World Poker Tour (WPT) superstar Erick Lindgren burst onto the tournament poker scene in the show's second season, winning the Party Poker Million, the Ultimate Bet Aruba Classic and making the final table at the Aviation Club in the Grand Prix de Paris. His combined performances in 2003 earned him Season Two WPT Player of the Year honors and a book deal in the WPT's Go All-in Champions of Poker Book Series.
Making the Final Table gives readers a very candid look at the secrets that make Lindgren a successful tournament player. His hyper-aggressive approach flies in the face of traditional No-Limit Hold'em tournament strategy books. Lindgren writes that the long-standing play-to-survive mentality of most tournament writers is foolish. He argues that the person with the most chips wins, joining the legion of "new school" poker player and writers pushing for a switch to an aggressive-poker style based mostly on creating huge chip stacks.

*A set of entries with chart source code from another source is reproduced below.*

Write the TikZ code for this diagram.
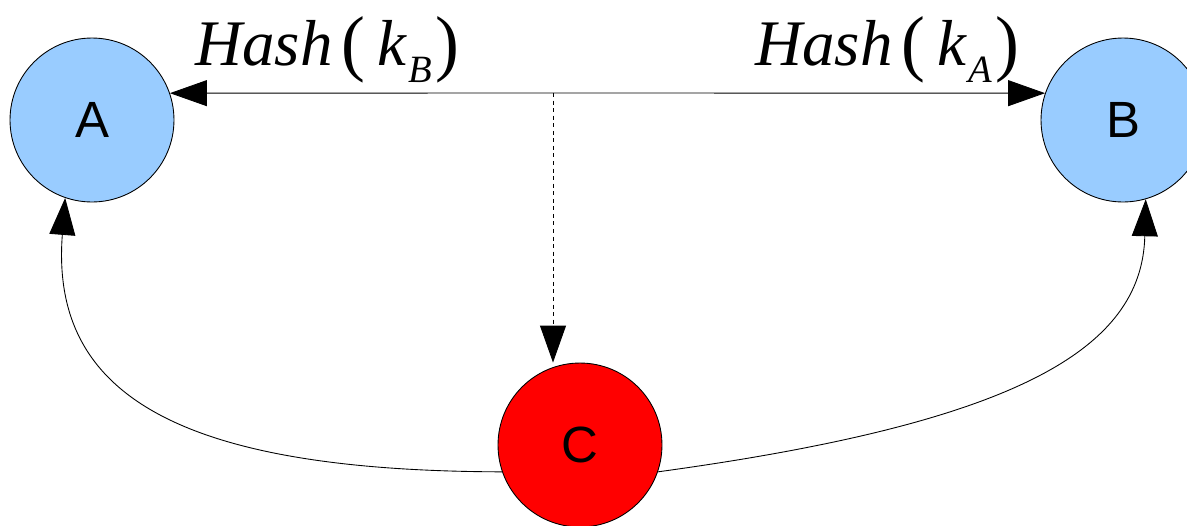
\documentclass[tikz,border=0pt]{standalone}
\usepackage{fontspec}
\newfontfamily\hashfont{Liberation Serif}
\newfontfamily\letterfont{Liberation Sans}
\usetikzlibrary{arrows.meta, positioning}
\definecolor{peerblue}{HTML}{99CCFF}
\definecolor{evered}{HTML}{FF0000}
\newcommand{\tallparen}[1]{\raisebox{-1.5pt}{\scalebox{1.1}[1.13]{#1}}}
\newcommand{\hashof}[1]{{\itshape Hash}\kern5pt\tallparen{(}\kern7pt{\itshape k}\kern1pt\raisebox{-10pt}{\fontsize{22}{22}\selectfont\itshape #1}\kern2pt\tallparen{)}}
\tikzset{
  peer/.style={circle, draw, line width=0.5pt, fill=peerblue, minimum size=3.28cm, inner sep=0pt,
    font=\letterfont\fontsize{29}{29}\selectfont},
  eve/.style={peer, fill=evered},
  hashlbl/.style={inner sep=0pt, anchor=base west, font=\hashfont\fontsize{37}{37}\selectfont},
  msg/.style={line width=0.5pt, -{Triangle[length=0.74cm, width=0.52cm]}},
}

\begin{document}
\begin{tikzpicture}[x=0.02cm, y=-0.02cm]
        \useasboundingbox (0,0) rectangle (1187,525);
        %i tre nodi
        \node[peer] (A) at (92,120) {A};
        \node[peer] (B) at (1123,120) {B};
        \node[eve] (C) at (580,445) {C};
        %scambio delle chiavi
        \coordinate (mid) at (553,93);
        \draw[msg] (mid) -- (A.19);
        \draw[msg] (mid) -- (B.161);
        \node[hashlbl] (hb) at (195,65) {\hashof{B}};
        \node[hashlbl] (ha) at (755,65) {\hashof{A}};
        %intercettazione
        \draw[msg, dash pattern=on 2.3pt off 2pt] (mid) -- (mid |- C.north);
        \draw[msg] (C.199) .. controls (179,471) and (50,395) .. (A.251);
        \draw[msg] (C.341) .. controls (1015,423) and (1142,350) .. (B.286);
    \end{tikzpicture}
\end{document}
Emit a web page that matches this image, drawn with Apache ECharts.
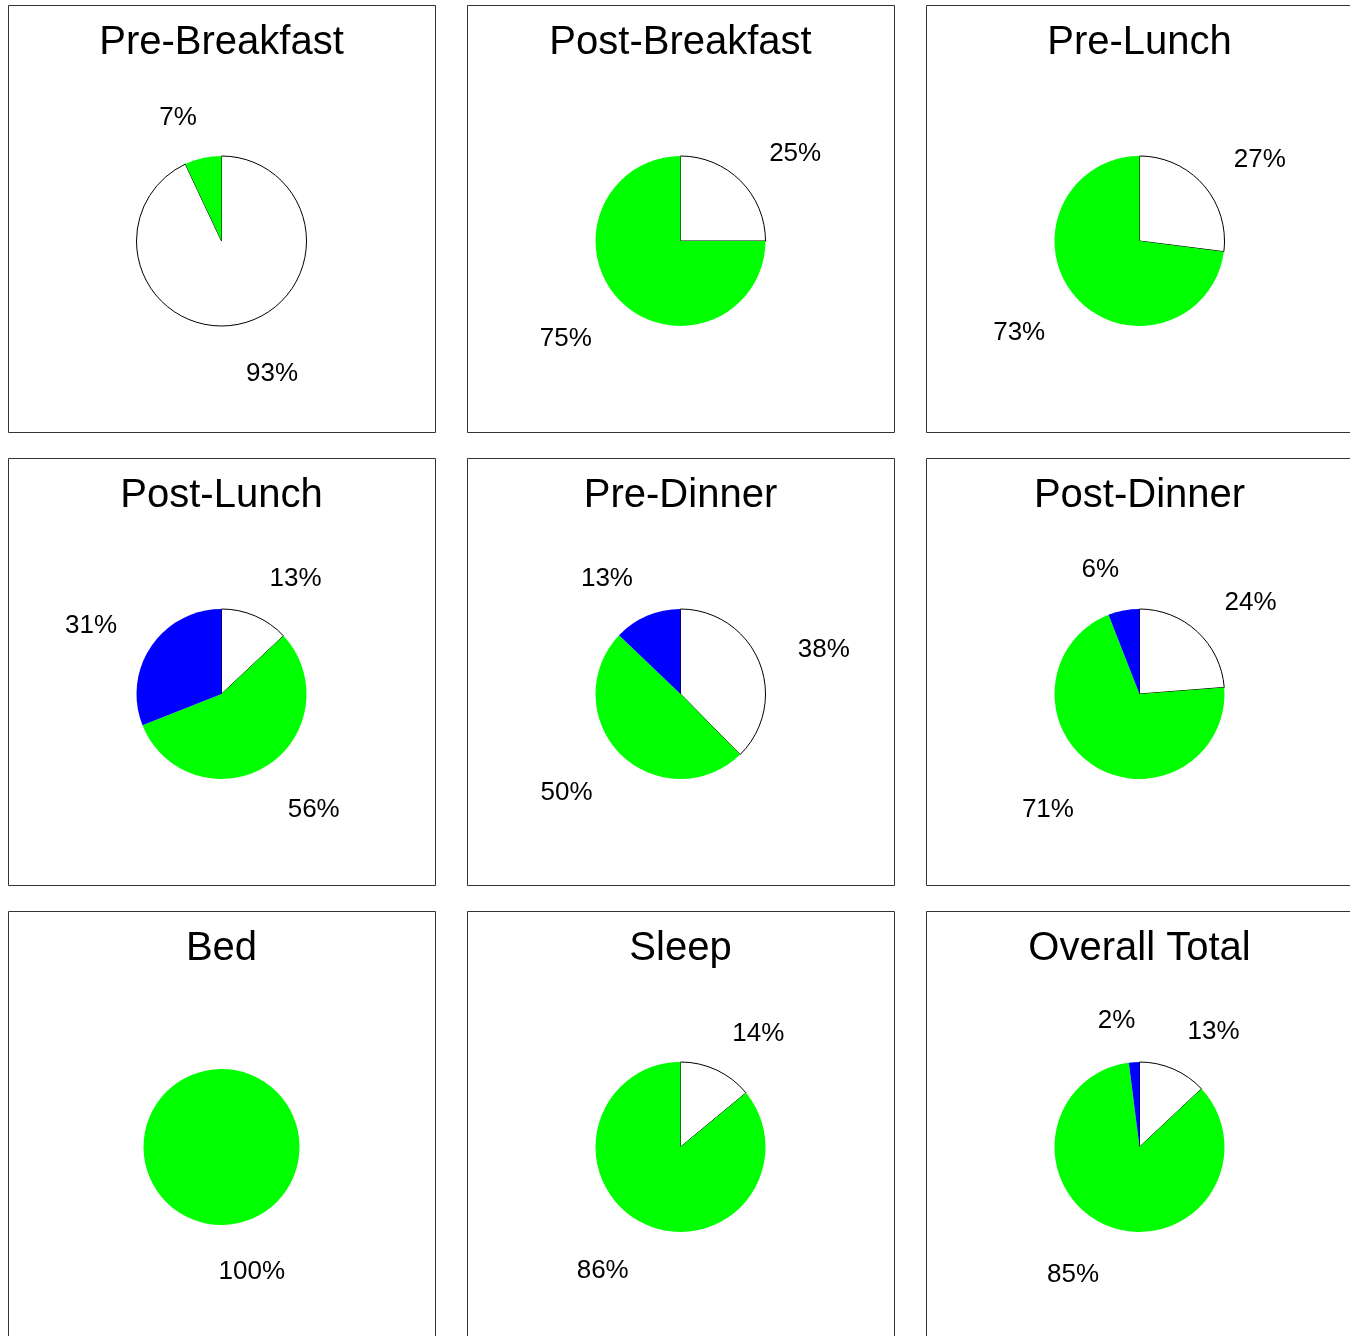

The first chapter of this book is dedicated solely to memorizing the Lindgren Mantra. Push every edge, see tons of flops, and use position every time you can. Although he cautions his reader that this is a win-or-bust philosophy, his reasoning is sound and based on the premise that low-stacks become desperate and one dimensional whereas big stacks have plenty of options and room to get lucky. This chapter is the best portion of the book because it shows you the mental preparation necessary to compete with the big boys.
Lindgren then takes the reader though an entire WPT $10,000 buy-in tournament from what to eat the morning of the tournament to how to put aside tax monies once you've won a big one. While the level-by-level instruction does give the reader a good feel for the WPT tournament structure, Lindgren never veers from the perspective of a championship player, making some of the strategy too advanced for an amateur. The hand analysis is good, but rare, and even when he makes points about specific hands, Lindgren's advice remains too general for most beginners to employ effectively.
If you are already a mid-level to strong tournament player, this book might be the push you need to bring your game to championship heights. If you're just beginning to learn tournament play, this book is a good read with some excellent anecdotes about high level tournament action, but not really the strategy guide you should use to start your poker education.